Excerpt from a dataset
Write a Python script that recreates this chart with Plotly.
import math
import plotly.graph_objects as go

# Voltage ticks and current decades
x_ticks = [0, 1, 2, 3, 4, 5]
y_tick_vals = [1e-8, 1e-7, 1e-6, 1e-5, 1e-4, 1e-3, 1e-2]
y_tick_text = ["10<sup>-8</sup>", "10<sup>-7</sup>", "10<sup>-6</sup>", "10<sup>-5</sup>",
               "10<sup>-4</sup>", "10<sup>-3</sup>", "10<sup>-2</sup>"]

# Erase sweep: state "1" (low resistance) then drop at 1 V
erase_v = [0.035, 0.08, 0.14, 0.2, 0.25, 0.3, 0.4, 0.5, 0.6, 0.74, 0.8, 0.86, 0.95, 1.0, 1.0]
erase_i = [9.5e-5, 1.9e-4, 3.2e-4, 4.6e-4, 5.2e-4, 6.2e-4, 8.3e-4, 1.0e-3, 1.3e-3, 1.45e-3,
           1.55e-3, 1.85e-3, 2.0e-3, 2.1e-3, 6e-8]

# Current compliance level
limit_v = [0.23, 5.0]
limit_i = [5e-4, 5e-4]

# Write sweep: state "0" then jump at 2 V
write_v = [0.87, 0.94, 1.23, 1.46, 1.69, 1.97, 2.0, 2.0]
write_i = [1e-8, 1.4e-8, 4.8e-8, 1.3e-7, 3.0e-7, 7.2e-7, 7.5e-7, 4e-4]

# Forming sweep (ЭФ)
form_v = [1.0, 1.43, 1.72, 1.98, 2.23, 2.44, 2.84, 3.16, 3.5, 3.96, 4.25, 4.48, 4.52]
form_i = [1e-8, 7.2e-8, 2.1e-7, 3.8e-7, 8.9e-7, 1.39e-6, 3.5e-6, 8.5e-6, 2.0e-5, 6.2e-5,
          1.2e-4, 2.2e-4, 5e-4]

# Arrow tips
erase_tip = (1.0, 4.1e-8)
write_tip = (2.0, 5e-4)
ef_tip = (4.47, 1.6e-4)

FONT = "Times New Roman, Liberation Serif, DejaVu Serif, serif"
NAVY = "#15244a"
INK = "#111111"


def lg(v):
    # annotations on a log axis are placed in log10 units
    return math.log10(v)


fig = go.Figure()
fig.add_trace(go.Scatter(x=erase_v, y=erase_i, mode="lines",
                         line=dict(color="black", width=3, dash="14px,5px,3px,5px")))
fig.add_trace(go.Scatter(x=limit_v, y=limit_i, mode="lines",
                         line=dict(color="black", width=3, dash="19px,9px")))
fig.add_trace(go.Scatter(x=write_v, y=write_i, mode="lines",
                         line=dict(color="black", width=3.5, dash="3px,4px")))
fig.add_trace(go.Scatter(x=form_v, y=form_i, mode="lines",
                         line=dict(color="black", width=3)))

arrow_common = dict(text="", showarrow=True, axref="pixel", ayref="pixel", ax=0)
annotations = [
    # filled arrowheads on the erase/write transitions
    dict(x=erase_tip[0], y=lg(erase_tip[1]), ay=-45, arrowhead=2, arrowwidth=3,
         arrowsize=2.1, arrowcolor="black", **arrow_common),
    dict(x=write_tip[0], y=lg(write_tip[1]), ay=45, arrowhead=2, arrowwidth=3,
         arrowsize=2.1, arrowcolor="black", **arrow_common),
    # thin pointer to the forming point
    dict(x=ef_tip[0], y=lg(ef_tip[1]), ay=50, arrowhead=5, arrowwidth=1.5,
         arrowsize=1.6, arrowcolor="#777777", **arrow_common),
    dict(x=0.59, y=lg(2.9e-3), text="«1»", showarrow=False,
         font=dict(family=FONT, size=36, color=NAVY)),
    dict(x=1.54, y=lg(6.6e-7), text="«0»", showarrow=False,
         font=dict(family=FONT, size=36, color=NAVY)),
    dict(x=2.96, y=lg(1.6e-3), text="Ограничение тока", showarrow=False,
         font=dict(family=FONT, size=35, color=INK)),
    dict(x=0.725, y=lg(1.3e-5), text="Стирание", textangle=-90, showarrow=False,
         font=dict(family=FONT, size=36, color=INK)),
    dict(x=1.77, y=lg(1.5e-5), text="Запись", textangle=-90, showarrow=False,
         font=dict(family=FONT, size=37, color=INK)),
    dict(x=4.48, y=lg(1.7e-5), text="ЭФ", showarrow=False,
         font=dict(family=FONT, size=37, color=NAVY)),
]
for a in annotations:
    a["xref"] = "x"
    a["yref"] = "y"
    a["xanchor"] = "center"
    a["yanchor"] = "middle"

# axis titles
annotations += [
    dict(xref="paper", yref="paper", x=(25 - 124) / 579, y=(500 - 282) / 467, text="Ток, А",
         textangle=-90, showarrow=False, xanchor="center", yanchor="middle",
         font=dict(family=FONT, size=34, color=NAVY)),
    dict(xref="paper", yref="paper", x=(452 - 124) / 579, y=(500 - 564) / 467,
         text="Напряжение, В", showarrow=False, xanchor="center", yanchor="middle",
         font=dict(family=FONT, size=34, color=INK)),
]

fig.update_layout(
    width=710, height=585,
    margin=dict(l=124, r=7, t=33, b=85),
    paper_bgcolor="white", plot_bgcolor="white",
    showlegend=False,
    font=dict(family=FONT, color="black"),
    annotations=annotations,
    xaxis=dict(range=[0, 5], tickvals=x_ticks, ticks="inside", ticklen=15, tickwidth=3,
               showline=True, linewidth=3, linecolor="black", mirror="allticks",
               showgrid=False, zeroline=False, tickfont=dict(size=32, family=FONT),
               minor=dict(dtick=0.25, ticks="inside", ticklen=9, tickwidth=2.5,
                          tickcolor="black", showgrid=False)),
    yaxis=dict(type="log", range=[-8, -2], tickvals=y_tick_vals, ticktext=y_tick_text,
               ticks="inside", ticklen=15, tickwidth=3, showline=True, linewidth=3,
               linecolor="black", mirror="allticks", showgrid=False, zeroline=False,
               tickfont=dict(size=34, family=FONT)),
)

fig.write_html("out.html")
...
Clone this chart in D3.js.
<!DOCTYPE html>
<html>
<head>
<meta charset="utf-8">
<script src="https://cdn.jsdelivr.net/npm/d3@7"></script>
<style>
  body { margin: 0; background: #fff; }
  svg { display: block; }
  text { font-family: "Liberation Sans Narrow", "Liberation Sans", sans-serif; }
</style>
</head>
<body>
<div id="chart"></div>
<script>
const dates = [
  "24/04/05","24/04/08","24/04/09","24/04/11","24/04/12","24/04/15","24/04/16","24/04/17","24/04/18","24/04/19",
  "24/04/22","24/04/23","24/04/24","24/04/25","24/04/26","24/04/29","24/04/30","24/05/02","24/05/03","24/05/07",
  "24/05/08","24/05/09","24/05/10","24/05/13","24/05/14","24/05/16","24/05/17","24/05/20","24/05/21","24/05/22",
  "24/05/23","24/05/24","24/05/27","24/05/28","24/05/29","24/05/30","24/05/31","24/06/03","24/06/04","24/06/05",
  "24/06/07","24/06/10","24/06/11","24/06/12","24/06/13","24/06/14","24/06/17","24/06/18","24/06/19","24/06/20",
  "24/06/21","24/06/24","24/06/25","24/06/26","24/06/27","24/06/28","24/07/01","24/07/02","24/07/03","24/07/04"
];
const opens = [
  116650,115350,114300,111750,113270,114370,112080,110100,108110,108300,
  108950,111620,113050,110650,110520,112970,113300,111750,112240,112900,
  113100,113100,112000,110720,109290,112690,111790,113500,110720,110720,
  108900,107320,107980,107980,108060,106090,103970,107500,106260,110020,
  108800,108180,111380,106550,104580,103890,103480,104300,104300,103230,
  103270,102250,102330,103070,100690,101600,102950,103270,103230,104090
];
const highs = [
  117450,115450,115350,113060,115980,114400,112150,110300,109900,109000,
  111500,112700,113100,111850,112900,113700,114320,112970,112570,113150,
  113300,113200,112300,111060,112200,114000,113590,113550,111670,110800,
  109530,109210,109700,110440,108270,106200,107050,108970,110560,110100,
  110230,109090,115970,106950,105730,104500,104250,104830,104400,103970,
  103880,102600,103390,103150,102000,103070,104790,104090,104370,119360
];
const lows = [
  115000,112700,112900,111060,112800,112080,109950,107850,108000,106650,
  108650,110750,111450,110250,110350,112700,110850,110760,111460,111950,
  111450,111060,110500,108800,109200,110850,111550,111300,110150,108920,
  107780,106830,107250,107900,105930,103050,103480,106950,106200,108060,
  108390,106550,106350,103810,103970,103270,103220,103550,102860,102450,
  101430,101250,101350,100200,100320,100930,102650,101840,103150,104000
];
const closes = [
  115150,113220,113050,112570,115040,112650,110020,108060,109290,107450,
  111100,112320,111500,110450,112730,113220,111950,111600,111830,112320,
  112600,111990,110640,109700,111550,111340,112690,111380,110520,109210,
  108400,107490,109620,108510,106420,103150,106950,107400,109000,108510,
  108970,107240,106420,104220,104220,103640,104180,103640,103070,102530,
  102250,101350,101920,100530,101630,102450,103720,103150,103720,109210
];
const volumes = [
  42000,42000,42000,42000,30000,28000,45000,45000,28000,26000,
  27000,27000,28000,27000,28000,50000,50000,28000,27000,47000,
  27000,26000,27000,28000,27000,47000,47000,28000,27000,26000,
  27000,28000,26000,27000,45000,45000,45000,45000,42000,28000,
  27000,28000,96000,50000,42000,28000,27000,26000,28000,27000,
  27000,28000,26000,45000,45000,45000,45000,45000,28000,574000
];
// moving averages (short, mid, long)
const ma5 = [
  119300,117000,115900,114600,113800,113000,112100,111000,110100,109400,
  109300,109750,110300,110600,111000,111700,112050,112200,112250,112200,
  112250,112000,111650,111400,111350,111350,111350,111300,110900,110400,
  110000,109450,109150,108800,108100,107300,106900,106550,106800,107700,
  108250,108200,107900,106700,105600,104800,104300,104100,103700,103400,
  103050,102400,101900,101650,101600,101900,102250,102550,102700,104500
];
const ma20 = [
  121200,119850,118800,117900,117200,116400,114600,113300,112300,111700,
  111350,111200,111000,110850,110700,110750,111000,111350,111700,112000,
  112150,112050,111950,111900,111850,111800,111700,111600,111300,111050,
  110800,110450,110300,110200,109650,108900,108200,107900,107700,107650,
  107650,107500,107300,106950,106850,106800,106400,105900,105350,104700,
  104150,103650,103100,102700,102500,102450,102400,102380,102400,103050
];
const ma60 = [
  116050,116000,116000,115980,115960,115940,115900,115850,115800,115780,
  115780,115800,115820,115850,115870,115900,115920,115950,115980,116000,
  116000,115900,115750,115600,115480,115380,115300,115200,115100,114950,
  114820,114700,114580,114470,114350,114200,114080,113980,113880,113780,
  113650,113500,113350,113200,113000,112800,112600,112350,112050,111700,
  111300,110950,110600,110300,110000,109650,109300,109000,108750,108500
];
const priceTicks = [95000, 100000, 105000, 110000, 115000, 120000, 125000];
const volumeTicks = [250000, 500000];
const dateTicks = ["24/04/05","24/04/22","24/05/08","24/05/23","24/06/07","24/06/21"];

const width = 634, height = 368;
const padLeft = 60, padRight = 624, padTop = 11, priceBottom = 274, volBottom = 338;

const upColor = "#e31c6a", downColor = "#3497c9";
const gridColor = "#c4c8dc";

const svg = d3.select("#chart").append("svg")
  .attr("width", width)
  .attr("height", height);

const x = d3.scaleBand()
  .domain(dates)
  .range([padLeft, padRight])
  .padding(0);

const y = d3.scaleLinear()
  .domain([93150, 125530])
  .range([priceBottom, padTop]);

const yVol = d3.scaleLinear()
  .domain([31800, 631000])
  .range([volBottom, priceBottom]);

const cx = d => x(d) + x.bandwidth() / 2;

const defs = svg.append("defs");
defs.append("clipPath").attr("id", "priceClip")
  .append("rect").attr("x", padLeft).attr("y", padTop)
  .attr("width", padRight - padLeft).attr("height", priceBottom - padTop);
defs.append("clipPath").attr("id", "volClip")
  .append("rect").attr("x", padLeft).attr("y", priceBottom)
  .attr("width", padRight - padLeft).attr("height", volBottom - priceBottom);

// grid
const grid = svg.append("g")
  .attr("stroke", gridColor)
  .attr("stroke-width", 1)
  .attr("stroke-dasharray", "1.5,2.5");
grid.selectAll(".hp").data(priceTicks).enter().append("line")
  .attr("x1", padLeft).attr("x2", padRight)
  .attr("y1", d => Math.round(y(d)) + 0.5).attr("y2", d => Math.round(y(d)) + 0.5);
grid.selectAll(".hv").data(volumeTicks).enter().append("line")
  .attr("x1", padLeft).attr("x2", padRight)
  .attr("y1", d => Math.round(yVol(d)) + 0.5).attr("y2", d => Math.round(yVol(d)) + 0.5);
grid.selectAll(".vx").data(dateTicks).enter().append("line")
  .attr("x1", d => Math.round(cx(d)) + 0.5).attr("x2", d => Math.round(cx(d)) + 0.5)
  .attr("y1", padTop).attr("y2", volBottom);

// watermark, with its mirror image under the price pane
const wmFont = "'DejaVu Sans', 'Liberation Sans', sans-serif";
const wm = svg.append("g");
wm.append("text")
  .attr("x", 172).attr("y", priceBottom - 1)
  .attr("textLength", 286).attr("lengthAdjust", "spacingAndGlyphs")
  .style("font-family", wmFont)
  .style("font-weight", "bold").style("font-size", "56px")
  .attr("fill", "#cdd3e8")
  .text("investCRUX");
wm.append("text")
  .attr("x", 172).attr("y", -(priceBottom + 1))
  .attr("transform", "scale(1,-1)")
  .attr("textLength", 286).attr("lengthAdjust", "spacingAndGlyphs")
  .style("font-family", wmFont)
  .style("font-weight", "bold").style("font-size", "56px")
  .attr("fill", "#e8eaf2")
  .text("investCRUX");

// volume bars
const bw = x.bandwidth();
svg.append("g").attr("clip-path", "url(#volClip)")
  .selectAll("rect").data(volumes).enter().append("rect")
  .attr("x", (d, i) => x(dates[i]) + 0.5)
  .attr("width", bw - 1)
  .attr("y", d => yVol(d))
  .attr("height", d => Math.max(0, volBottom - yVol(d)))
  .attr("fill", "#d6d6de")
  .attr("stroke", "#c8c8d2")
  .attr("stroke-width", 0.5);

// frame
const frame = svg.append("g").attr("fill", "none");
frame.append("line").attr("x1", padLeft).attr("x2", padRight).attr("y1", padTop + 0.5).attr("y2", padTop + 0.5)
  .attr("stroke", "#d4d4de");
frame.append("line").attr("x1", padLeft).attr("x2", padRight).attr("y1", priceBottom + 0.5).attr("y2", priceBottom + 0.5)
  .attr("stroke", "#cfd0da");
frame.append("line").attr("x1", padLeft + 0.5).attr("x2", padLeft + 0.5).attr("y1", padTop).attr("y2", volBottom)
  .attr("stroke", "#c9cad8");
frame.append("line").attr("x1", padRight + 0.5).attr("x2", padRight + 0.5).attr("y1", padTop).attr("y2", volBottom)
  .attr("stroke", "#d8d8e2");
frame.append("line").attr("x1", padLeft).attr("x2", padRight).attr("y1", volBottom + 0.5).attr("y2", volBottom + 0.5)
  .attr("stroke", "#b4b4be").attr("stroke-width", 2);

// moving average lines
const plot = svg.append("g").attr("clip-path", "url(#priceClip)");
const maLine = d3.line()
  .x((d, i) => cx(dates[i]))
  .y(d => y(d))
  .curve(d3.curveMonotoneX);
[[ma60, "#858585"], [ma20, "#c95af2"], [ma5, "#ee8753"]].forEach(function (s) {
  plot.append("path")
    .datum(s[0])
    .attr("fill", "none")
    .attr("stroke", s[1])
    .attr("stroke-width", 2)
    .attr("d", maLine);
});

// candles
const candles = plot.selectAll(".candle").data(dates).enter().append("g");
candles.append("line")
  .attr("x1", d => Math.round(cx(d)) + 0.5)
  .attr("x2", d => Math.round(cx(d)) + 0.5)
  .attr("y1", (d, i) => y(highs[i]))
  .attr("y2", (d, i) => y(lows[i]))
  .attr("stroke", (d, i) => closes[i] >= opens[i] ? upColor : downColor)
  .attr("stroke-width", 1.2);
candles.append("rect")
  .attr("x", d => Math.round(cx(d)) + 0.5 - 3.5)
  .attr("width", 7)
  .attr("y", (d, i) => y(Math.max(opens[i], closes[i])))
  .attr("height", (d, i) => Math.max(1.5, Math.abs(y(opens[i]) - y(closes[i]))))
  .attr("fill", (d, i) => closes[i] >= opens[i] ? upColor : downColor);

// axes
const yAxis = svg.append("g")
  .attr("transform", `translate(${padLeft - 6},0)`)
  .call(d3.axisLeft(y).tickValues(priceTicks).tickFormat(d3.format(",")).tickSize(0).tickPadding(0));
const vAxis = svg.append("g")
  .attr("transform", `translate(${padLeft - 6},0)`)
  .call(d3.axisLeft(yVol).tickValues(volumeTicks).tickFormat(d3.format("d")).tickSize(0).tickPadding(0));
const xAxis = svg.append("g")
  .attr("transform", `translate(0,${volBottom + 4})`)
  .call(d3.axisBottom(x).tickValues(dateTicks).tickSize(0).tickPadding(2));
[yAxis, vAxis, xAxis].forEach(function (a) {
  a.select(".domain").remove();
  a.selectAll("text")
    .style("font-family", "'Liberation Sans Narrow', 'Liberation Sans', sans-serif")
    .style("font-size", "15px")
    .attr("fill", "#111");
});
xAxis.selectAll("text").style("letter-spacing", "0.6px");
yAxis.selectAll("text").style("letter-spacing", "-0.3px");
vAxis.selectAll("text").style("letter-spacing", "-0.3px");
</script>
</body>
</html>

[What you will do]: Go through the data and gather every line that holds "this".

[Completed task]:
Write a Python script that recreates this chart with Plotly.
Clone this chart in D3.js.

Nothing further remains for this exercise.